A business carrying $250,000 in variable-rate debt would see its annual interest cost rise by about $625 per quarter-point hike. That's not catastrophic, but it's real money — and it comes at the same moment when the consumer spending environment may be softening.
Double squeeze risk: A weaker consumer (spending less) + higher borrowing costs = a tighter margin environment for small businesses in H2 2026. This is not a crisis scenario, but it's the wrong direction on two fronts simultaneously.
Industries to Watch Most Closely
Not every sector feels these shifts equally. Here's where the labor-market softening plus rate pressure creates the most significant dynamics for small businesses:
- Restaurants and food service. This sector added 48,000 jobs nationally in May, but with many of those being new hires into new locations, individual operators may still see turnover. A softening labor market helps here, but margin pressure from food costs and interest on equipment loans remains significant.
- Construction and trades. Residential construction has slowed as mortgage rates remain elevated (around 6.3% for a 30-year fixed). Fewer housing starts mean fewer jobs for contractors, plumbers, electricians, and HVAC technicians. The silver lining: subcontractor rates may ease after two years of sharp increases.
- Retail. Consumer spending data has been mixed. Americans are still spending, but on experiences over goods — a trend that hits goods-focused retailers harder than service businesses.
- Professional services. With financial activities employment declining, demand for bookkeeping, legal, and consulting services tied to financial transactions may soften. However, demand for tax, HR, and compliance-related services often rises as regulation increases.
What Small Business Owners Should Do Right Now
The current environment calls for measured action — not panic, but not complacency either. Here's a practical checklist based on today's data:
- Review any variable-rate debt. If you have a business line of credit, SBA 7(a) loan, or floating-rate equipment loan, ask your lender what your payment looks like if rates go up another 0.25%. Know the number before it happens.
- Consider locking rates if you're borrowing now. Fixed-rate options may look more attractive if the Fed follows through on its hike signal. The spread between fixed and variable small business loans is relatively narrow right now.
- Open that position you've been holding off on. If you've deferred hiring because of wage demands or lack of qualified applicants, the next two to three months may offer a better window. Post the job now rather than waiting until fall.
- Tighten your cash flow forecast.
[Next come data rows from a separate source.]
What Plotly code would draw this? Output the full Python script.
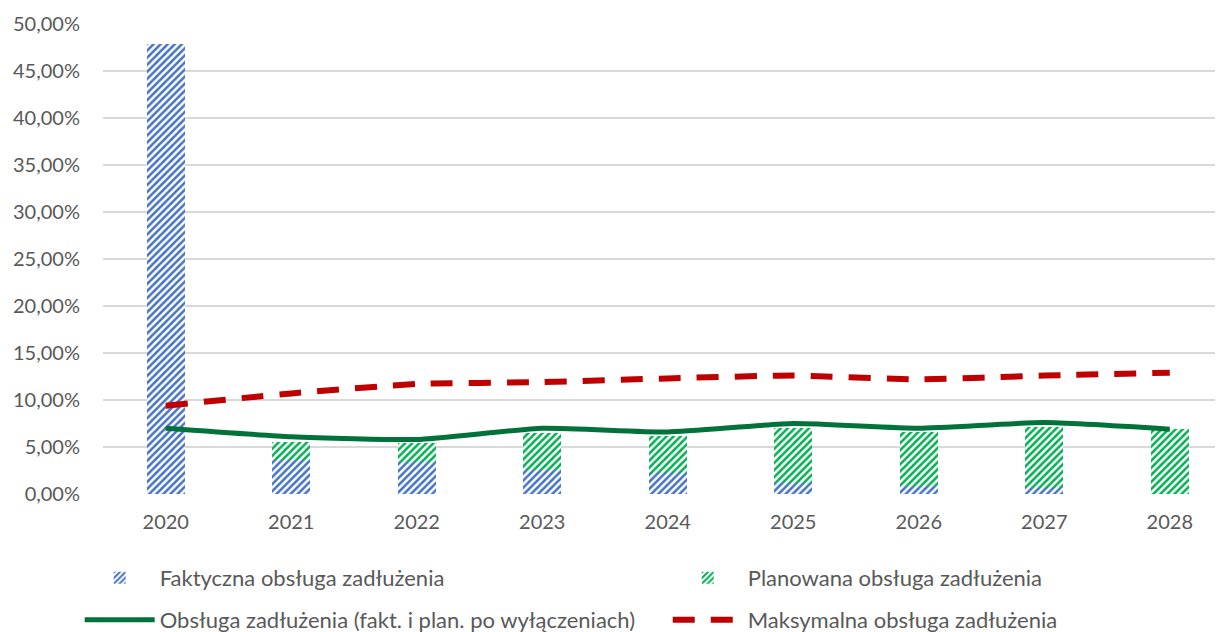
import plotly.graph_objects as go

years = ["2020", "2021", "2022", "2023", "2024", "2025", "2026", "2027", "2028"]
faktyczna = [47.9, 3.6, 3.4, 2.55, 2.2, 1.2, 0.9, 0.6, 0.0]
planowana = [0.0, 1.9, 2.0, 3.95, 4.0, 5.8, 5.7, 6.5, 6.9]
obsluga = [7.0, 6.1, 5.8, 7.0, 6.6, 7.5, 7.0, 7.6, 6.9]
maksymalna = [9.4, 10.7, 11.7, 11.9, 12.3, 12.6, 12.2, 12.6, 12.9]
y_ticks = [0, 5, 10, 15, 20, 25, 30, 35, 40, 45, 50]
y_ticktext = [f"{v:.2f}%".replace(".", ",") for v in y_ticks]

font = "Lato"
gray = "#595959"
W, H = 1215, 624

fig = go.Figure()
fig.add_trace(go.Bar(
    x=years, y=faktyczna, name="Faktyczna obsługa zadłużenia",
    marker=dict(color="white", line=dict(width=0),
                pattern=dict(shape="/", fgcolor="#4472C4", bgcolor="white",
                             fgopacity=1, size=5, solidity=0.5)),
    width=0.3, legend="legend", showlegend=True))
fig.add_trace(go.Bar(
    x=years, y=planowana, name="Planowana obsługa zadłużenia",
    marker=dict(color="white", line=dict(width=0),
                pattern=dict(shape="/", fgcolor="#00B050", bgcolor="white",
                             fgopacity=1, size=5, solidity=0.5)),
    width=0.3, legend="legend2", showlegend=True))
fig.add_trace(go.Scatter(
    x=years, y=obsluga, name="Obsługa zadłużenia (fakt. i plan. po wyłączeniach)",
    mode="lines", line=dict(color="#00723A", width=5, shape="spline", smoothing=0.5),
    legend="legend3", showlegend=True))
fig.add_trace(go.Scatter(
    x=years, y=maksymalna, name="Maksymalna obsługa zadłużenia",
    mode="lines", line=dict(color="#C00000", width=6, dash="22px,16px", shape="spline", smoothing=0.5),
    legend="legend4", showlegend=True))

def leg(x, y):
    return dict(orientation="h", xref="container", yref="container",
                x=x, y=y, xanchor="left", yanchor="middle", itemwidth=70,
                font=dict(size=22, color=gray, family=font), bgcolor="rgba(0,0,0,0)")

fig.update_layout(
    width=W, height=H,
    showlegend=True,
    margin=dict(l=95, r=0, t=16, b=138, autoexpand=False),
    paper_bgcolor="white", plot_bgcolor="white",
    barmode="stack",
    font=dict(family=font, color=gray, size=18),
    xaxis=dict(range=[-0.5, 8.424], showgrid=False, showline=False, ticks="",
               automargin=False, ticklabelstandoff=14,
               tickfont=dict(size=20, color=gray, family=font)),
    yaxis=dict(range=[0, 50], tickvals=y_ticks, ticktext=y_ticktext,
               showgrid=True, gridcolor="#D9D9D9", gridwidth=1.5, zeroline=False,
               automargin=False, showline=False, ticks="", ticklabelstandoff=22,
               tickfont=dict(size=20, color=gray, family=font)),
    legend=leg(0.059, 0.0865),
    legend2=leg(0.543, 0.0865),
    legend3=leg(0.059, 0.0192),
    legend4=leg(0.543, 0.0192),
)

fig.write_html("out.html")
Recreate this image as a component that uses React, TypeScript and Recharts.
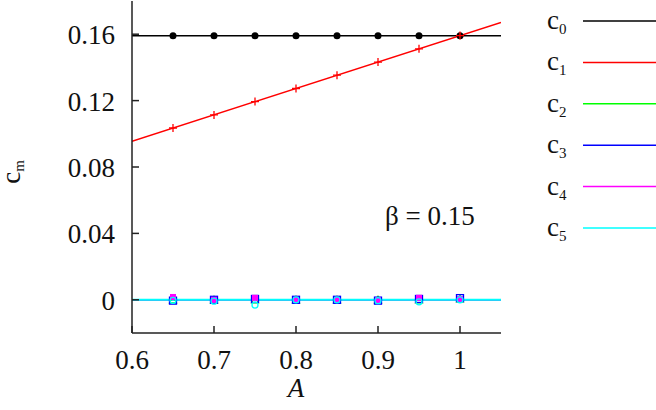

If your customers are ordinary consumers, build in a modest revenue assumption decline for Q3 and Q4. Not a crash — just 5–10% below your most optimistic case.
- Watch continuing claims weekly. If this number continues to rise week over week, it's a signal the labor market is loosening faster than expected. That's good for hiring costs but a yellow flag on demand.
Bottom line: The labor market is still healthy by historical standards, but the direction of travel has quietly changed. Workers are taking longer to find jobs, employers are adding positions slowly, and the Fed is signaling higher borrowing costs ahead. Small business owners who plan proactively for this environment — locking in financing, capitalizing on a slightly easier hiring market, and tightening expense controls — will be better positioned than those who assume the next 12 months will look like the last 12.